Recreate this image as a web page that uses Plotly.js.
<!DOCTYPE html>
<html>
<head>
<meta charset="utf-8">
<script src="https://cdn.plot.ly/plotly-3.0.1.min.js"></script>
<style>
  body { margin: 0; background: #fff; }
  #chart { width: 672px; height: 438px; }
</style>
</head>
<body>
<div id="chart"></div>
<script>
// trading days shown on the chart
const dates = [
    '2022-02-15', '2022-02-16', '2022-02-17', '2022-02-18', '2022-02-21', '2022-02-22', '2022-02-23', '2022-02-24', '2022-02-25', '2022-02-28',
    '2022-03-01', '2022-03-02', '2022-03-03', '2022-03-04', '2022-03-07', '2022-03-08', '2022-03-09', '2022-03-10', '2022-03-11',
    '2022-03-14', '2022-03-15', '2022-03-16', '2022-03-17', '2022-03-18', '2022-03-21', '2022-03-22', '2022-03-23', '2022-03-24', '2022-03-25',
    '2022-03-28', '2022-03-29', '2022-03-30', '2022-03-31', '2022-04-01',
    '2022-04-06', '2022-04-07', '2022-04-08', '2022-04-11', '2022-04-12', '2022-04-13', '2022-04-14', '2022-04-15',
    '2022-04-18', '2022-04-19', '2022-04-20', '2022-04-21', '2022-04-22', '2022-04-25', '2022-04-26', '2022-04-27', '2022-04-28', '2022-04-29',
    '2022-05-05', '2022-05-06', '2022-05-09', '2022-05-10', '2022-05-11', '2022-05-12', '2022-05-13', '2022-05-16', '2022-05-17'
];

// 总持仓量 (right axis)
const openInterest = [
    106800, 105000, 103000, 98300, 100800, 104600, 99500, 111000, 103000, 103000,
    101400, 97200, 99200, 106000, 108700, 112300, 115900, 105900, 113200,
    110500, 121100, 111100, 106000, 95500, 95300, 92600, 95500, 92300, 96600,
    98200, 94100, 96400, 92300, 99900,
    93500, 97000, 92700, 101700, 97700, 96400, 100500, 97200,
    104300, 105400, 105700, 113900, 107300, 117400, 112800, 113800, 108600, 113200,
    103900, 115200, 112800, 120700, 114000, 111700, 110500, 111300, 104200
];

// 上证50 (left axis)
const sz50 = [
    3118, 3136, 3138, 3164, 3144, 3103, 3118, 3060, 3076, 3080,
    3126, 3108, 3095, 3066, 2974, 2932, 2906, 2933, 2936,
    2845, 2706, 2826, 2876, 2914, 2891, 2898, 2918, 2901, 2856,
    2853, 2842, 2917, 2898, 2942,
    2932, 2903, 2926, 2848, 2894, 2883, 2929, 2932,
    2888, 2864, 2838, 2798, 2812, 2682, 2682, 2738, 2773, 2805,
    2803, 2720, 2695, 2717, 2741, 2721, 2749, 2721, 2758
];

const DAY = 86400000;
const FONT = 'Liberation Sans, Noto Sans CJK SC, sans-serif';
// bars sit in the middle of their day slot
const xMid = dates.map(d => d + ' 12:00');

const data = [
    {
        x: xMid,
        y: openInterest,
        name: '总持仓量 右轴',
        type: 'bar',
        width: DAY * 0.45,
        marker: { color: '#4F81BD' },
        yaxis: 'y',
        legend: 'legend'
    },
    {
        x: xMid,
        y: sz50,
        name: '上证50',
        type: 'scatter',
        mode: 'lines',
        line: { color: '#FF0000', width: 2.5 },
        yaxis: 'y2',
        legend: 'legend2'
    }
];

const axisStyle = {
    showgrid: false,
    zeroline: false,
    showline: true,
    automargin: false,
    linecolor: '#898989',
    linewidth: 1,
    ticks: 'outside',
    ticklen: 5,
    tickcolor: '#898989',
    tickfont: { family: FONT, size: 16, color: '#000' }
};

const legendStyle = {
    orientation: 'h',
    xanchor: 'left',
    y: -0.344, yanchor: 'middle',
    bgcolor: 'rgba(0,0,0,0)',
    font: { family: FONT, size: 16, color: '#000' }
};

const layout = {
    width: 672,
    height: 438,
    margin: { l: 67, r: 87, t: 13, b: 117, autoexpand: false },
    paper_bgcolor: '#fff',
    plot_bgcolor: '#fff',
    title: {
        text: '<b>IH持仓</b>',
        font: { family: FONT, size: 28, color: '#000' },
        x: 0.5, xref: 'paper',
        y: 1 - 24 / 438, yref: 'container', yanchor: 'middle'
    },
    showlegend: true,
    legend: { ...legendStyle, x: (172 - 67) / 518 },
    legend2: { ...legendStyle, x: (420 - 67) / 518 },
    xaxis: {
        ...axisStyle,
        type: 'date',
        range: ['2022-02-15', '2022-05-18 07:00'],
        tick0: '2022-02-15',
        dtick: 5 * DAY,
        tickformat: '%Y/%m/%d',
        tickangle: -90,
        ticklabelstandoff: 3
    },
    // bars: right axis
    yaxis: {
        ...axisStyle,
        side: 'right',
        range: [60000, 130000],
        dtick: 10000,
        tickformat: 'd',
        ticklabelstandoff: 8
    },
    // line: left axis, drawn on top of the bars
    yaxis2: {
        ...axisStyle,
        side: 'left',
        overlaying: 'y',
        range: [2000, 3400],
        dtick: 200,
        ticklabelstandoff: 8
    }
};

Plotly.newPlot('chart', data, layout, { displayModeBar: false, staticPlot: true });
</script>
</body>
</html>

------------

> _Written exercise_
Repeat the material from above exactly, word for word.

> _Response below_
Recreate this image as a web page that uses Plotly.js.
<!DOCTYPE html>
<html>
<head>
<meta charset="utf-8">
<script src="https://cdn.plot.ly/plotly-3.0.1.min.js"></script>
<style>
  body { margin: 0; background: #fff; }
  #chart { width: 672px; height: 438px; }
</style>
</head>
<body>
<div id="chart"></div>
<script>
// trading days shown on the chart
const dates = [
    '2022-02-15', '2022-02-16', '2022-02-17', '2022-02-18', '2022-02-21', '2022-02-22', '2022-02-23', '2022-02-24', '2022-02-25', '2022-02-28',
    '2022-03-01', '2022-03-02', '2022-03-03', '2022-03-04', '2022-03-07', '2022-03-08', '2022-03-09', '2022-03-10', '2022-03-11',
    '2022-03-14', '2022-03-15', '2022-03-16', '2022-03-17', '2022-03-18', '2022-03-21', '2022-03-22', '2022-03-23', '2022-03-24', '2022-03-25',
    '2022-03-28', '2022-03-29', '2022-03-30', '2022-03-31', '2022-04-01',
    '2022-04-06', '2022-04-07', '2022-04-08', '2022-04-11', '2022-04-12', '2022-04-13', '2022-04-14', '2022-04-15',
    '2022-04-18', '2022-04-19', '2022-04-20', '2022-04-21', '2022-04-22', '2022-04-25', '2022-04-26', '2022-04-27', '2022-04-28', '2022-04-29',
    '2022-05-05', '2022-05-06', '2022-05-09', '2022-05-10', '2022-05-11', '2022-05-12', '2022-05-13', '2022-05-16', '2022-05-17'
];

// 总持仓量 (right axis)
const openInterest = [
    106800, 105000, 103000, 98300, 100800, 104600, 99500, 111000, 103000, 103000,
    101400, 97200, 99200, 106000, 108700, 112300, 115900, 105900, 113200,
    110500, 121100, 111100, 106000, 95500, 95300, 92600, 95500, 92300, 96600,
    98200, 94100, 96400, 92300, 99900,
    93500, 97000, 92700, 101700, 97700, 96400, 100500, 97200,
    104300, 105400, 105700, 113900, 107300, 117400, 112800, 113800, 108600, 113200,
    103900, 115200, 112800, 120700, 114000, 111700, 110500, 111300, 104200
];

// 上证50 (left axis)
const sz50 = [
    3118, 3136, 3138, 3164, 3144, 3103, 3118, 3060, 3076, 3080,
    3126, 3108, 3095, 3066, 2974, 2932, 2906, 2933, 2936,
    2845, 2706, 2826, 2876, 2914, 2891, 2898, 2918, 2901, 2856,
    2853, 2842, 2917, 2898, 2942,
    2932, 2903, 2926, 2848, 2894, 2883, 2929, 2932,
    2888, 2864, 2838, 2798, 2812, 2682, 2682, 2738, 2773, 2805,
    2803, 2720, 2695, 2717, 2741, 2721, 2749, 2721, 2758
];

const DAY = 86400000;
const FONT = 'Liberation Sans, Noto Sans CJK SC, sans-serif';
// bars sit in the middle of their day slot
const xMid = dates.map(d => d + ' 12:00');

const data = [
    {
        x: xMid,
        y: openInterest,
        name: '总持仓量 右轴',
        type: 'bar',
        width: DAY * 0.45,
        marker: { color: '#4F81BD' },
        yaxis: 'y',
        legend: 'legend'
    },
    {
        x: xMid,
        y: sz50,
        name: '上证50',
        type: 'scatter',
        mode: 'lines',
        line: { color: '#FF0000', width: 2.5 },
        yaxis: 'y2',
        legend: 'legend2'
    }
];

const axisStyle = {
    showgrid: false,
    zeroline: false,
    showline: true,
    automargin: false,
    linecolor: '#898989',
    linewidth: 1,
    ticks: 'outside',
    ticklen: 5,
    tickcolor: '#898989',
    tickfont: { family: FONT, size: 16, color: '#000' }
};

const legendStyle = {
    orientation: 'h',
    xanchor: 'left',
    y: -0.344, yanchor: 'middle',
    bgcolor: 'rgba(0,0,0,0)',
    font: { family: FONT, size: 16, color: '#000' }
};

const layout = {
    width: 672,
    height: 438,
    margin: { l: 67, r: 87, t: 13, b: 117, autoexpand: false },
    paper_bgcolor: '#fff',
    plot_bgcolor: '#fff',
    title: {
        text: '<b>IH持仓</b>',
        font: { family: FONT, size: 28, color: '#000' },
        x: 0.5, xref: 'paper',
        y: 1 - 24 / 438, yref: 'container', yanchor: 'middle'
    },
    showlegend: true,
    legend: { ...legendStyle, x: (172 - 67) / 518 },
    legend2: { ...legendStyle, x: (420 - 67) / 518 },
    xaxis: {
        ...axisStyle,
        type: 'date',
        range: ['2022-02-15', '2022-05-18 07:00'],
        tick0: '2022-02-15',
        dtick: 5 * DAY,
        tickformat: '%Y/%m/%d',
        tickangle: -90,
        ticklabelstandoff: 3
    },
    // bars: right axis
    yaxis: {
        ...axisStyle,
        side: 'right',
        range: [60000, 130000],
        dtick: 10000,
        tickformat: 'd',
        ticklabelstandoff: 8
    },
    // line: left axis, drawn on top of the bars
    yaxis2: {
        ...axisStyle,
        side: 'left',
        overlaying: 'y',
        range: [2000, 3400],
        dtick: 200,
        ticklabelstandoff: 8
    }
};

Plotly.newPlot('chart', data, layout, { displayModeBar: false, staticPlot: true });
</script>
</body>
</html>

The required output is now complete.